As far as substance: I love ruby libraries that allow you to simply "insert any ruby code". Many libraries tell you to call specific declarative functions, but I think Ruby shines at letting you use Ruby, instead of some limited subset of it. Examples of not-great approaches (imo) are libraries that try to take over how you write code, and give you a special declarative syntax for runtime type checking, building services out of lambdas, composing functions. Ruby's async is an example of "just insert any ruby in here". You can build runtime type checking the same way — allow people to check the value with any ruby code they like. Essentially, I agree with author's sentiment, and wish more people appreciated the beauty of this approach.

Mmmm...

I find it somewhat ironic that you pitch this as "No callbacks. No promises. No async/await keywords. Just Ruby code that scales."

When you literally show in the example right above that you need both an "async do" and a "end.map(&:wait)".

I'll add - the one compelling argument you make about needing a db connection per worker is mitigated with something like pgbouncer without much work. The OS overhead per thread (or hell, even per process: https://jacob.gold/posts/serving-200-million-requests-with-c...) isn't an argument I really buy, especially given your use case is long running llm chat tasks as stated above.

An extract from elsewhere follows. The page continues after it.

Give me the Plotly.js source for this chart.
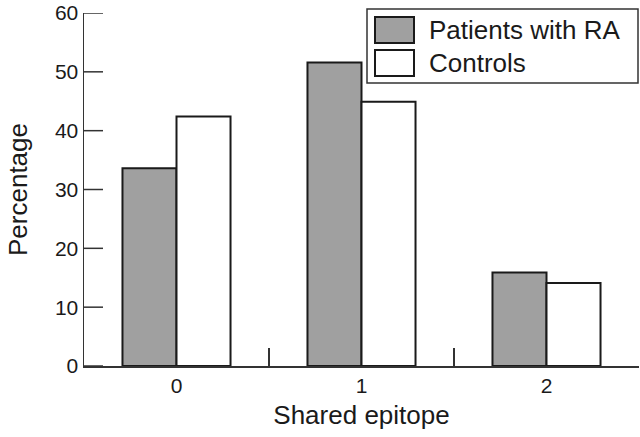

Personally - if I really want to be fast and efficient I'm not picking Ruby anyways (or python for that matter - but at least python has the huge ecosystem for the LLM/AI space right now).

"these microseconds add up to real latency"

While I love Ruby, if performance is your main motiviation, you would not be using a scripting language.

Python and Ruby developers discovering what was standard on Javascript a decade ago.

*yawn*

Imitation is the sincerest form of flattery, at least.